# Question about AFR



## Chevyderek72 (May 16, 2011)

I haven't used my torque app in a while, and while using it before my AFR was always 14.7 while cruising and idling, but while taking a trip up north for Christmas I noticed my AFR was at 14.08. Nothing has changed other than time of year, from hot in the summer, to cold (well cold for Phoenix) in the winter now. I tried doing some searching but couldn't find a definitive answer, I think it is a safe ratio, just on the rich side. I was thinking maybe the MAF needs to be cleaned, I haven't picked any cleaner up yet but I plan on it tomorrow just in case. For the guys that know more than me, is this safe, is this normal, can it be fixed, could it possibly be the MAF, any other advice or thoughts? 

Just FYI I do have a K&N intake and Flowmaster cat-back.

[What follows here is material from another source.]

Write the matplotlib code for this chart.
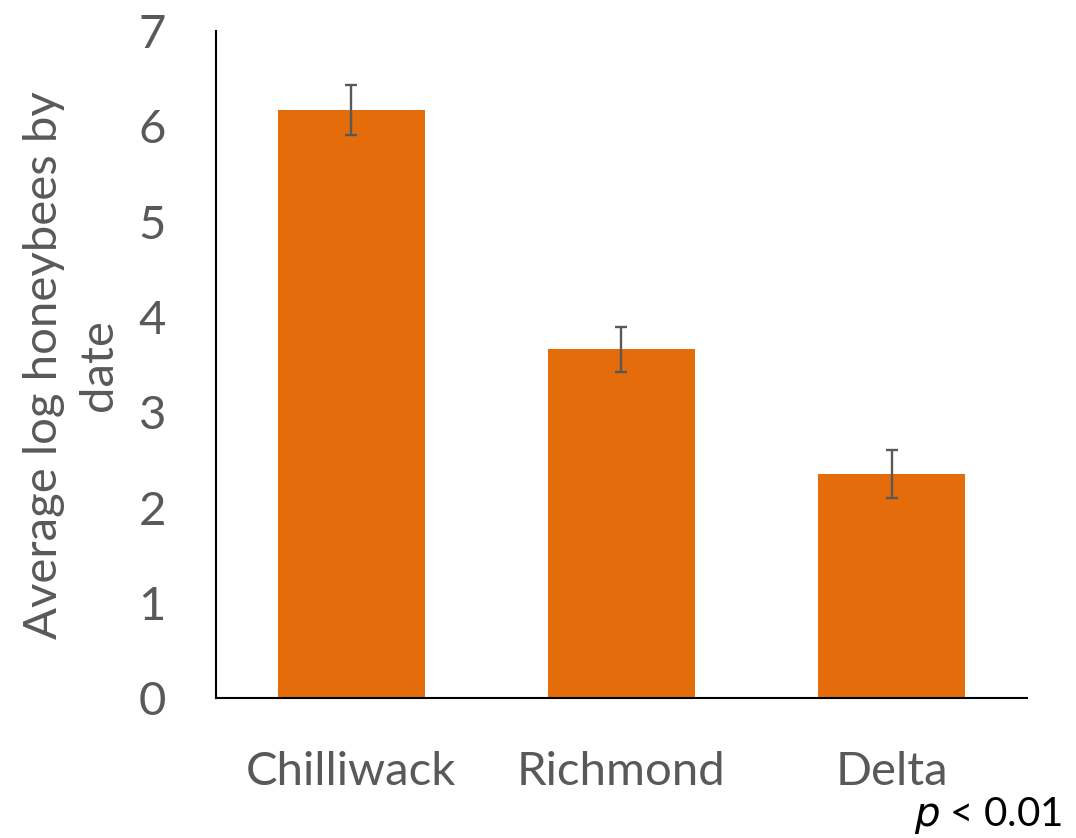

Sent from my Transformer TF101 using AutoGuide App


----------



## Chevyderek72 (May 16, 2011)

Nothing guys?

Sent from my Transformer TF101 using AutoGuide App


----------



## OnlyTaurus (Mar 20, 2012)

Chevyderek72 said:


> I haven't used my torque app in a while, and while using it before my AFR was always 14.7 while cruising and idling, but while taking a trip up north for Christmas I noticed my AFR was at 14.08. Nothing has changed other than time of year, from hot in the summer, to cold (well cold for Phoenix) in the winter now. I tried doing some searching but couldn't find a definitive answer, I think it is a safe ratio, just on the rich side. I was thinking maybe the MAF needs to be cleaned, I haven't picked any cleaner up yet but I plan on it tomorrow just in case. For the guys that know more than me, is this safe, is this normal, can it be fixed, could it possibly be the MAF, any other advice or thoughts?
> 
> Just FYI I do have a K&N intake and Flowmaster cat-back.
> 
> ...


14.08 is nothing to be concerned about. 14.7 is stoichiometric for 14.7 parts air to 1 part fuel.

A concerning rich condition would be 12:1 or lower, or concerning lean being 17:1 or higher. Both can cause engine damage.

14.08 is about normal. It tries to keep the 14.7 mixture, but doesn't always happen, under heavy loads it could climb into the 13's even. Still nothing to be worried about.


----------



## Chevyderek72 (May 16, 2011)

Great thanks for the re-assurance. I'll keep am eye on it and see if it goes back to 14.7.

Sent from my Transformer TF101 using AutoGuide App


----------



## OnlyTaurus (Mar 20, 2012)

Cleaning the sensors in the intake tract certainly would not hurt though, especially i you feel oil was in the filter.


----------